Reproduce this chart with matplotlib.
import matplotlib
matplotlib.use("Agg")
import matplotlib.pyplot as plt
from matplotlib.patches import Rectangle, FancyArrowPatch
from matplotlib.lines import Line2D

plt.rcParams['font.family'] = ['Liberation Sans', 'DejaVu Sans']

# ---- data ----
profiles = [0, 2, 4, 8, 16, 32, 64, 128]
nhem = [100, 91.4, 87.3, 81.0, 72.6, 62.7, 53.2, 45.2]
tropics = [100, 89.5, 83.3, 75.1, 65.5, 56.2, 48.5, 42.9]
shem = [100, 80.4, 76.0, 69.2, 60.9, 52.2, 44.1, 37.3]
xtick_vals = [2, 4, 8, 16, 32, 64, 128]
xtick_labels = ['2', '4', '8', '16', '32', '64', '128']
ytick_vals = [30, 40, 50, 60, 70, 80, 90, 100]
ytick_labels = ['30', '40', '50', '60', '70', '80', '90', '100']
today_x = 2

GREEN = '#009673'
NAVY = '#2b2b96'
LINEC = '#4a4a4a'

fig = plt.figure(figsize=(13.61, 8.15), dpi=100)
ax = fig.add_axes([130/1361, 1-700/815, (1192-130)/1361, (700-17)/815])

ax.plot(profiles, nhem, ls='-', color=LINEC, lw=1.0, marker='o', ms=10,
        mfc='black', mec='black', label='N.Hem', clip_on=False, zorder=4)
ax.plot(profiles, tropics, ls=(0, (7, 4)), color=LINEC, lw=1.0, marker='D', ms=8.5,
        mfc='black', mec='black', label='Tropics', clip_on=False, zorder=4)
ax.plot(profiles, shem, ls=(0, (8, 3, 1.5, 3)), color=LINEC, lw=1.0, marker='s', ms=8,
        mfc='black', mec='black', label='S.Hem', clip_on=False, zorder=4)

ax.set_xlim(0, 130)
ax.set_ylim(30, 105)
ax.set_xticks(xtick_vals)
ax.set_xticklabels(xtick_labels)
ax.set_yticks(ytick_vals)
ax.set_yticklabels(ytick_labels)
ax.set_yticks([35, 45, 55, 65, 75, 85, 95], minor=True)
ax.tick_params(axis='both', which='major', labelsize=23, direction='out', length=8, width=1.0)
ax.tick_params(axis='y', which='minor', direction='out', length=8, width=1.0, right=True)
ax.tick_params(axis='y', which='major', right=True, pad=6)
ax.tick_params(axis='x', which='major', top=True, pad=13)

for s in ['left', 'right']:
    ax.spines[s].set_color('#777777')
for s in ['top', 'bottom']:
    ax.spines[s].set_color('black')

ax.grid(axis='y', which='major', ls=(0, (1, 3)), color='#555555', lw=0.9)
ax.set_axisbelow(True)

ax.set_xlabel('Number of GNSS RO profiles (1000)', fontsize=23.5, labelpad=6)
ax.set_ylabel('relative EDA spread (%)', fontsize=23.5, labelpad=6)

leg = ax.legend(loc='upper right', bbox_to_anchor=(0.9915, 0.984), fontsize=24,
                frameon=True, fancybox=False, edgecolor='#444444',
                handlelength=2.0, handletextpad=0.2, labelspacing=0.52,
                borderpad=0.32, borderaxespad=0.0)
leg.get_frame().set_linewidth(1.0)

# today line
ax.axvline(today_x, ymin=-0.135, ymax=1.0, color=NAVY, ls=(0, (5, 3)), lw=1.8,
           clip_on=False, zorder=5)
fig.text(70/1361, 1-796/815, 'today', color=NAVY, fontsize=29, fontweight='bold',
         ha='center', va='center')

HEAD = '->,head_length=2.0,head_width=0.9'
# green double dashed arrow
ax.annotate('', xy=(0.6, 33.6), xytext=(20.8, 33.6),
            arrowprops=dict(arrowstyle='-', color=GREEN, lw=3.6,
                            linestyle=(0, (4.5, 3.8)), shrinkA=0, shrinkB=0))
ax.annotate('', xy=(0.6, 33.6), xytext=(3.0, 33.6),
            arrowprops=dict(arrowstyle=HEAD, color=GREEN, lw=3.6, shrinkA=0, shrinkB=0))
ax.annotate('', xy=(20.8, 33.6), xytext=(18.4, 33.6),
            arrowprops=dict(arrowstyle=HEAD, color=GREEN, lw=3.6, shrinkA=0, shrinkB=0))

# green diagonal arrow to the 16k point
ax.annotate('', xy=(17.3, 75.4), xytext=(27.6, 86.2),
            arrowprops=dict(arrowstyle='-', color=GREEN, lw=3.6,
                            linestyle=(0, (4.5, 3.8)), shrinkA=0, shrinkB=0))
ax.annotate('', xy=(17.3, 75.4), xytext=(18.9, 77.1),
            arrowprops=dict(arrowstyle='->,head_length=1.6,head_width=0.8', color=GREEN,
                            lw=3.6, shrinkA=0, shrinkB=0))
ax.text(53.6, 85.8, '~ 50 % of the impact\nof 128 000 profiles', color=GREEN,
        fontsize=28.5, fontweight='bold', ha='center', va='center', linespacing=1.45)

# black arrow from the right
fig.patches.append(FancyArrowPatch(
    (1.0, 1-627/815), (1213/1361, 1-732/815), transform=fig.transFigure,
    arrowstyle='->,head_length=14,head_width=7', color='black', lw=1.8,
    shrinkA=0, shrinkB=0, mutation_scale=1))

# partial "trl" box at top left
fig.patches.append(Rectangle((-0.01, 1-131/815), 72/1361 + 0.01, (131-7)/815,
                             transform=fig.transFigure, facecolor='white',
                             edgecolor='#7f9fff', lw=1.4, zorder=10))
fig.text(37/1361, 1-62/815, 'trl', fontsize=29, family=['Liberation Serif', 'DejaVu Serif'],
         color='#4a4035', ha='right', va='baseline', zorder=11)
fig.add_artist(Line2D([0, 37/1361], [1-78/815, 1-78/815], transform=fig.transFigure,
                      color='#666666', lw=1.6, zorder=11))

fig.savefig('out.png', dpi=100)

---

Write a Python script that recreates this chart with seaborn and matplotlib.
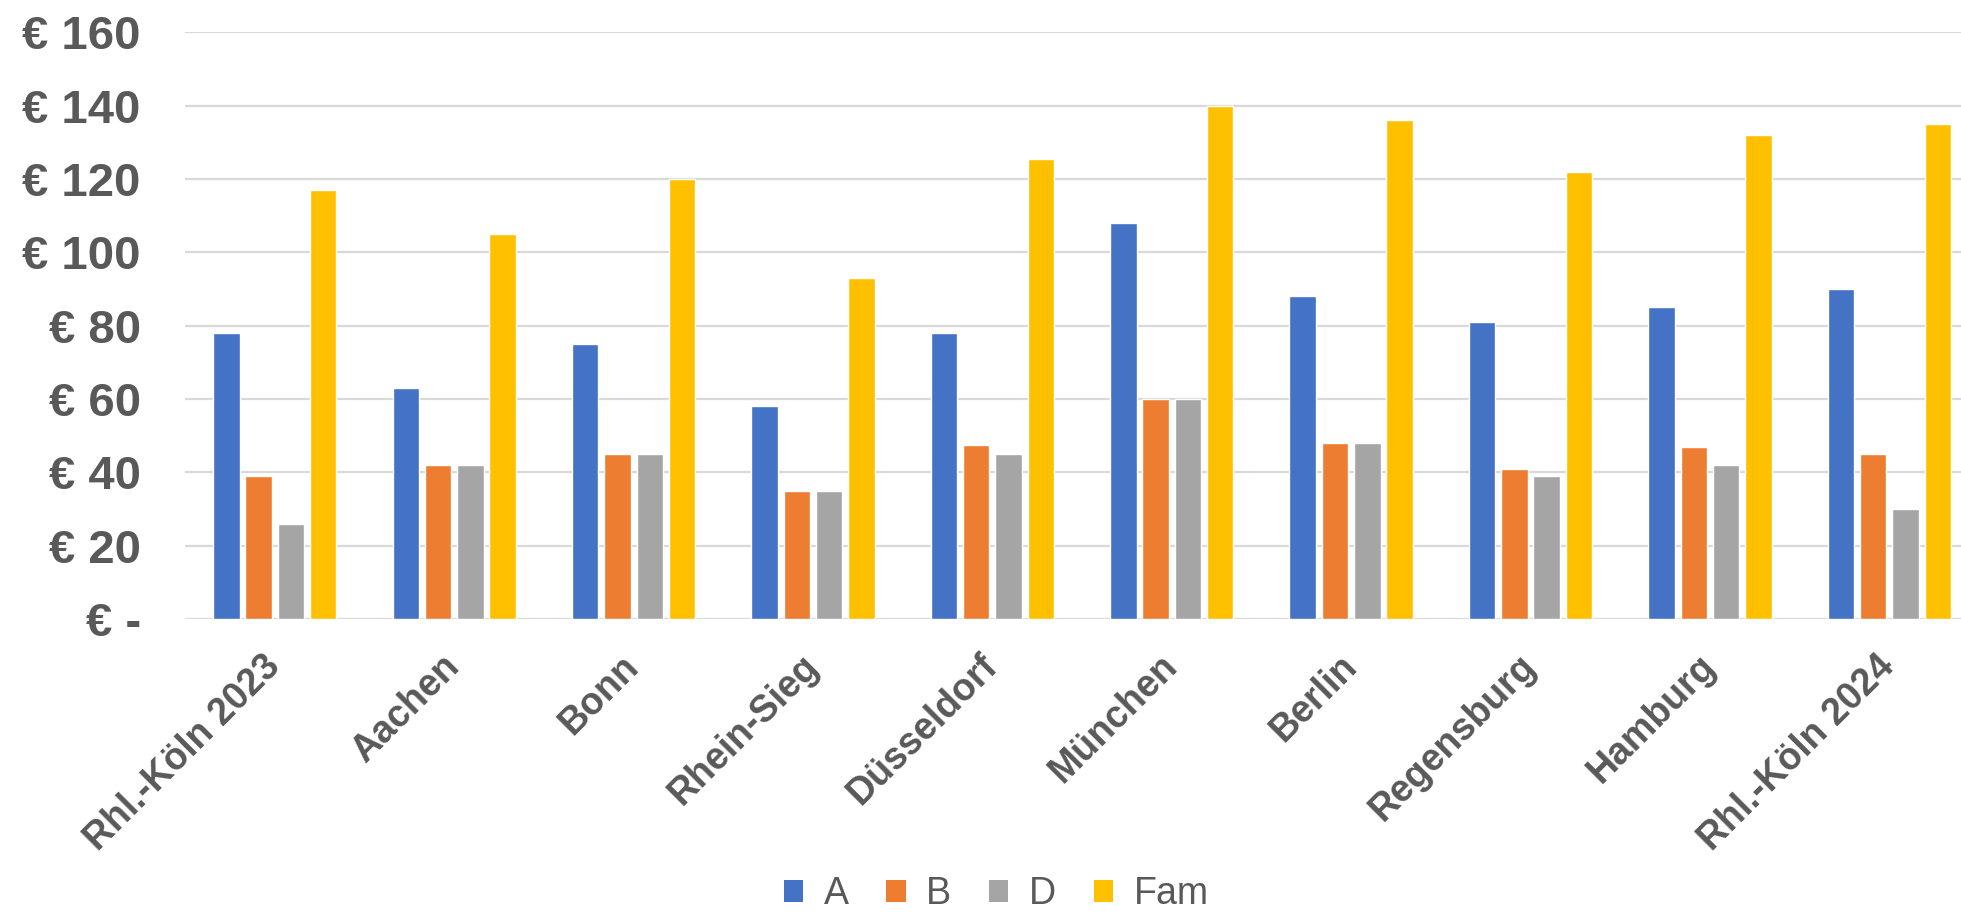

-- Exercise details --
Look back at the entries above and repeat, unchanged, every line from the line holding "Reproduce this chart with matplotlib." through the line holding "1-700/815, (1192-130)/1361, (700-17)/815])".

-- Complete answer --
Reproduce this chart with matplotlib.
import matplotlib
matplotlib.use("Agg")
import matplotlib.pyplot as plt
from matplotlib.patches import Rectangle, FancyArrowPatch
from matplotlib.lines import Line2D

plt.rcParams['font.family'] = ['Liberation Sans', 'DejaVu Sans']

# ---- data ----
profiles = [0, 2, 4, 8, 16, 32, 64, 128]
nhem = [100, 91.4, 87.3, 81.0, 72.6, 62.7, 53.2, 45.2]
tropics = [100, 89.5, 83.3, 75.1, 65.5, 56.2, 48.5, 42.9]
shem = [100, 80.4, 76.0, 69.2, 60.9, 52.2, 44.1, 37.3]
xtick_vals = [2, 4, 8, 16, 32, 64, 128]
xtick_labels = ['2', '4', '8', '16', '32', '64', '128']
ytick_vals = [30, 40, 50, 60, 70, 80, 90, 100]
ytick_labels = ['30', '40', '50', '60', '70', '80', '90', '100']
today_x = 2

GREEN = '#009673'
NAVY = '#2b2b96'
LINEC = '#4a4a4a'

fig = plt.figure(figsize=(13.61, 8.15), dpi=100)
ax = fig.add_axes([130/1361, 1-700/815, (1192-130)/1361, (700-17)/815])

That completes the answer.